BRADENTON, Fla. – Florida Gov. Ron DeSantis took aim at college and university diversity programs during an event in Bradenton Tuesday.
DeSantis, speaking at State College of Florida, Manatee-Sarasota, announced a proposal to strip funding for all diversity, equity and inclusion, or DEI, programs as well as critical race theory at Florida’s state universities.
DeSantis has crusaded against critical race theory, or CRT, defined by Oxford Languages as “a set of ideas holding that racial bias is inherent in many parts of Western society, especially in its legal and social institutions, on the basis of their having been primarily designed for and implemented by white people.”
DeSantis railed against “indoctrination” at college campuses and characterized DEI and CRT as “bureaucracies.”
“No funding and that will wither on the vine,” he said. “I think that that’s very important because it really serves as an ideological filter, a political filter.”
In a statement, the governor’s office said the proposal “raises the standards of learning and civil discourse of public higher education in Florida” by “prohibiting higher education institutions from using any funding, regardless of source, to support DEI, CRT, and other discriminatory initiatives.”
The proposal was expected after the DeSantis administration requested in late December that state colleges submit spending data and other information on programs related to diversity, equity and inclusion, and critical race theory.
The governor is also pushing for education administrators to “realign” courses to provide historically accurate information and to not include identity politics. DeSantis’ proposals have not yet been introduced as formal legislation but the GOP-controlled statehouse is often eager to carry out his initiatives.
DeSantis and other conservatives have long argued that critical race theory, and diversity, equity and inclusion programs are racially divisive and discriminatory — and are often cited in criticism of what they often call “woke” ideology in education.
Marvin Dunn, a Black historian and emeritus professor at Florida International University, as well as a vocal critic of the governor’s stance on DEI and CRT, said DeSantis has “touched a live wire in the American soul.”
“I think there is a sense among conservative Republicans that they don’t want to hear about it,” Dunn said.
DeSantis’ call for a “realignment” towards “historical accuracy” caught Dunn’s attention, he said.
“Whose call is that?” Dunn asked. “Americans don’t want the government telling professors what they can and cannot teach, it is un-American.”
Dunn also said: “I don’t think you can teach Florida Black history or American Black history without having people feel uncomfortable and they should, but they should not necessarily feel guilty.”
Legal analyst David Weinstein also weighed in on the proposal.
“What jumps out to me is that in a state where people are talking about freedom, freedom of speech, freedom of education, a right to the education of your choice, a parent’s right to have and take part in a child’s education, that the government here is trying to legislate against certain types of courses and coursework being part of a state-run curriculum,” Weinstein said.

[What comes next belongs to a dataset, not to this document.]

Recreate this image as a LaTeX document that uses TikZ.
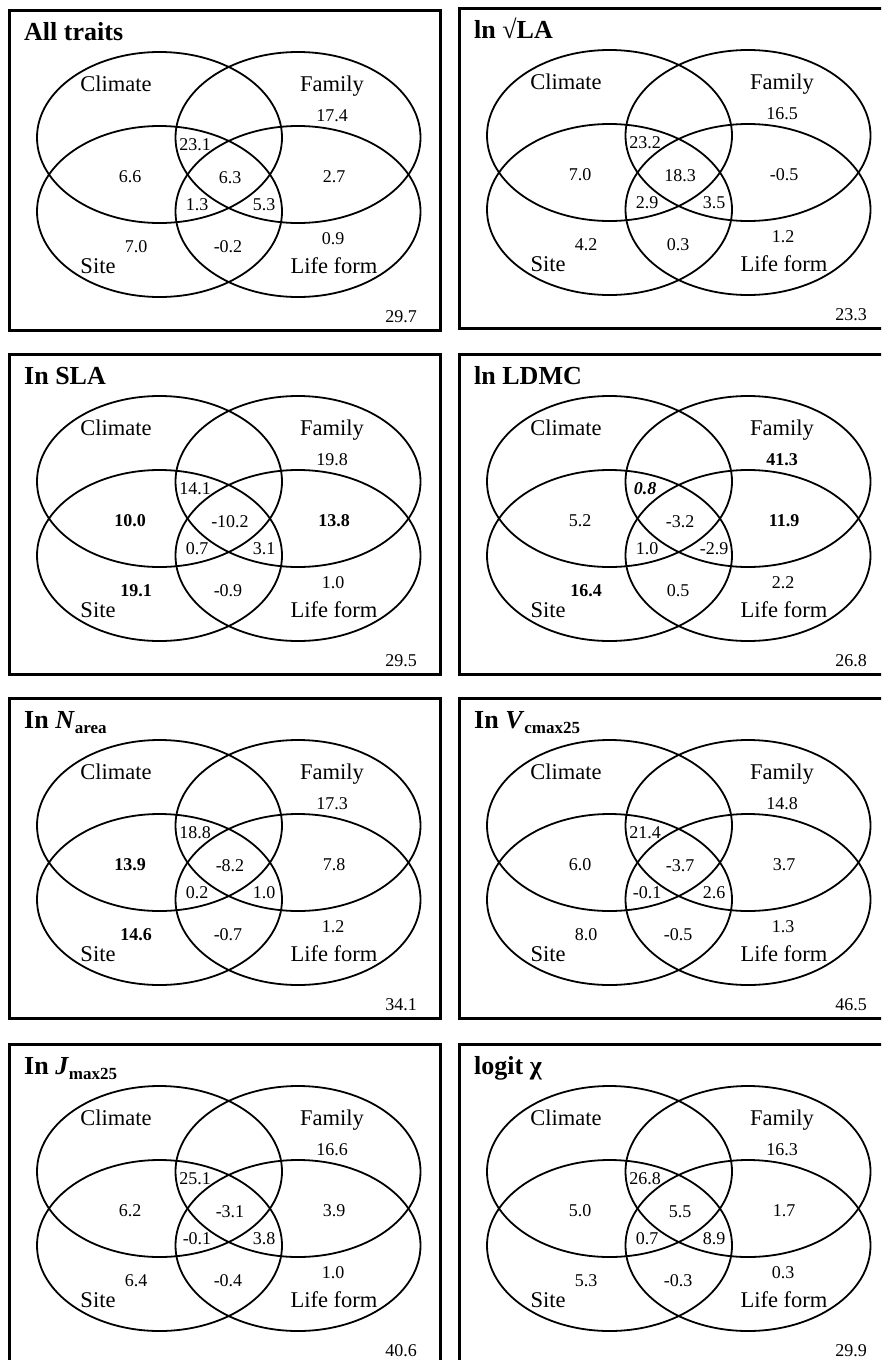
\documentclass[tikz,border=0pt]{standalone}
\usepackage{fontspec}
\setmainfont{Liberation Serif}
\tikzset{
  frame/.style={draw=black, line width=3.2pt},
  ell/.style={draw=black, line width=1.8pt},
  ttl/.style={font=\fontsize{26}{28}\selectfont\bfseries, inner sep=0pt, anchor=base west},
  lab/.style={font=\fontsize{22.5}{24}\selectfont, inner sep=0pt, anchor=base},
  val/.style={font=\fontsize{18}{20}\selectfont, inner sep=0pt},
}
\newcommand\subs[1]{\raisebox{-5pt}{\fontsize{17}{18}\selectfont #1}}
\newcommand\venn[4]{%
  \begin{scope}[shift={(#2,#3)}]
    \draw[frame] (1.6,1.6) rectangle (432.4,321.4);
    \node[ttl] (#1-title) at (16,31) {#4};
    \draw[ell] (151.5,128.5) ellipse [x radius=122.5pt, y radius=85.5pt];
    \draw[ell] (290,128.5) ellipse [x radius=122.5pt, y radius=85.5pt];
    \draw[ell] (151.5,202.5) ellipse [x radius=122.5pt, y radius=85.5pt];
    \draw[ell] (290,202.5) ellipse [x radius=122.5pt, y radius=85.5pt];
    \node[lab] (#1-climate) at (108,82) {Climate};
    \node[lab] (#1-family) at (324,82) {Family};
    \node[lab] (#1-site) at (90,264) {Site};
    \node[lab] (#1-life) at (326,264) {Life form};
  \end{scope}}
\newcommand\vennA[7]{%
  \begin{scope}[shift={(#2,#3)}]
    \node[val] (#1-fam) at (324,107) {#4};
    \node[val] (#1-cf) at (187,136) {#5};
    \node[val] (#1-cs) at (122,168) {#6};
    \node[val] (#1-mid) at (222,169) {#7};
  \end{scope}}
\newcommand\vennB[8]{%
  \begin{scope}[shift={(#2,#3)}]
    \node[val] (#1-fl) at (326,168) {#4};
    \node[val] (#1-ll) at (189,196) {#5};
    \node[val] (#1-lr) at (256,196) {#6};
    \node[val] (#1-s) at (128,238) {#7};
    \node[val] (#1-sl) at (220,238) {#8};
  \end{scope}}
\newcommand\vennC[5]{%
  \begin{scope}[shift={(#2,#3)}]
    \node[val] (#1-l) at (325,230) {#4};
    \node[val] (#1-tot) at (393,308) {#5};
  \end{scope}}
\begin{document}
\begin{tikzpicture}[x=1pt, y=-1pt]
\useasboundingbox (0,0) rectangle (881,1360);
\clip (0,0) rectangle (881,1360);
\fill[white] (0,0) rectangle (881,1360);
% panel 1
\venn{p1}{8}{9}{All traits}
\vennA{p1}{8}{9}{17.4}{23.1}{6.6}{6.3}
\vennB{p1}{8}{9}{2.7}{1.3}{5.3}{7.0}{-0.2}
\vennC{p1}{8}{9}{0.9}{29.7}
% panel 2
\venn{p2}{458}{7}{ln √LA}
\vennA{p2}{458}{7}{16.5}{23.2}{7.0}{18.3}
\vennB{p2}{458}{7}{-0.5}{2.9}{3.5}{4.2}{0.3}
\vennC{p2}{458}{7}{1.2}{23.3}
% panel 3
\venn{p3}{8}{353}{In SLA}
\vennA{p3}{8}{353}{19.8}{14.1}{\textbf{10.0}}{-10.2}
\vennB{p3}{8}{353}{\textbf{13.8}}{0.7}{3.1}{\textbf{19.1}}{-0.9}
\vennC{p3}{8}{353}{1.0}{29.5}
% panel 4
\venn{p4}{458}{353}{ln LDMC}
\vennA{p4}{458}{353}{\textbf{41.3}}{\textbf{\textit{0.8}}}{5.2}{-3.2}
\vennB{p4}{458}{353}{\textbf{11.9}}{1.0}{-2.9}{\textbf{16.4}}{0.5}
\vennC{p4}{458}{353}{2.2}{26.8}
% panel 5
\venn{p5}{8}{697}{In \textit{N}\subs{area}}
\vennA{p5}{8}{697}{17.3}{18.8}{\textbf{13.9}}{-8.2}
\vennB{p5}{8}{697}{7.8}{0.2}{1.0}{\textbf{14.6}}{-0.7}
\vennC{p5}{8}{697}{1.2}{34.1}
% panel 6
\venn{p6}{458}{697}{In \textit{V}\subs{cmax25}}
\vennA{p6}{458}{697}{14.8}{21.4}{6.0}{-3.7}
\vennB{p6}{458}{697}{3.7}{-0.1}{2.6}{8.0}{-0.5}
\vennC{p6}{458}{697}{1.3}{46.5}
% panel 7
\venn{p7}{8}{1043}{In \textit{J}\subs{max25}}
\vennA{p7}{8}{1043}{16.6}{25.1}{6.2}{-3.1}
\vennB{p7}{8}{1043}{3.9}{-0.1}{3.8}{6.4}{-0.4}
\vennC{p7}{8}{1043}{1.0}{40.6}
% panel 8
\venn{p8}{458}{1043}{logit χ}
\vennA{p8}{458}{1043}{16.3}{26.8}{5.0}{5.5}
\vennB{p8}{458}{1043}{1.7}{0.7}{8.9}{5.3}{-0.3}
\vennC{p8}{458}{1043}{0.3}{29.9}
\end{tikzpicture}
\end{document}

Weinstein said the proposal is “forcing and constricting the choices that students within the state of Florida are going to have from their state-funded institutions.”
“A private institution can choose to do whatever a private institution would like to do,” he said. “An institution that is supported by state funding needs to supportive of the interests of the state and that is where constitutional amendments and individual rights intersect and sometimes conflict with each other.”
Florida students entering state-funded colleges and universities “may find their choices a lot more limited than they are right now,” he added.
Florida lawmakers will take up the issue and others during the Florida legislative session in March.
DeSantis has promised to shake up higher education in Florida, recently appointing six new trustees to the board of New College of Florida in Sarasota, who say they intend to turn the small public college with a progressive reputation into a classical liberal arts school modeled after Hillsdale College, a private institution in Michigan with a conservative reputation.
Last year the governor signed legislation dubbed the Stop WOKE Act that restricts certain race-based conversations and analysis, in schools and businesses. The law bars instruction that says members of one race are inherently racist or should feel guilt for past actions committed by others of the same race, among other things.
This month, the DeSantis administration blocked a new Advanced Placement course on African American studies from being taught in high schools, saying it violates state law and is historically inaccurate.
So far, at least 25 states have considered legislation or other steps to limit how race and racism can be taught, according to an analysis from Education Week. Eight states, all Republican-led, have banned or limited the teaching of critical race theory or similar concepts through laws or administrative actions. The bans largely address what can be taught inside the classroom.
Governor addresses Trump criticism
The governor also took questions from the media and was asked about criticism from former President Donald Trump about DeSantis’ COVID policies since he has been governor.
The two men are considered two front-runners for the GOP nomination in the race for the White House in 2024.
“I roll out of bed, I have people attacking me from all angles. It’s been happening for many, many years. And if you look at the good thing about it, though, is like if you take a crisis situation like COVID, you know, the good thing about it is when you’re an elected executive, you have to make all kinds of decisions, you got to steer that ship,” DeSantis said. “The good thing is, is that the people are able to render a judgment on that, whether they reelect you or not.”
DeSantis pointed to his landslide victory against Democrat Charlie Crist as proof that voters approved of how he handled the pandemic.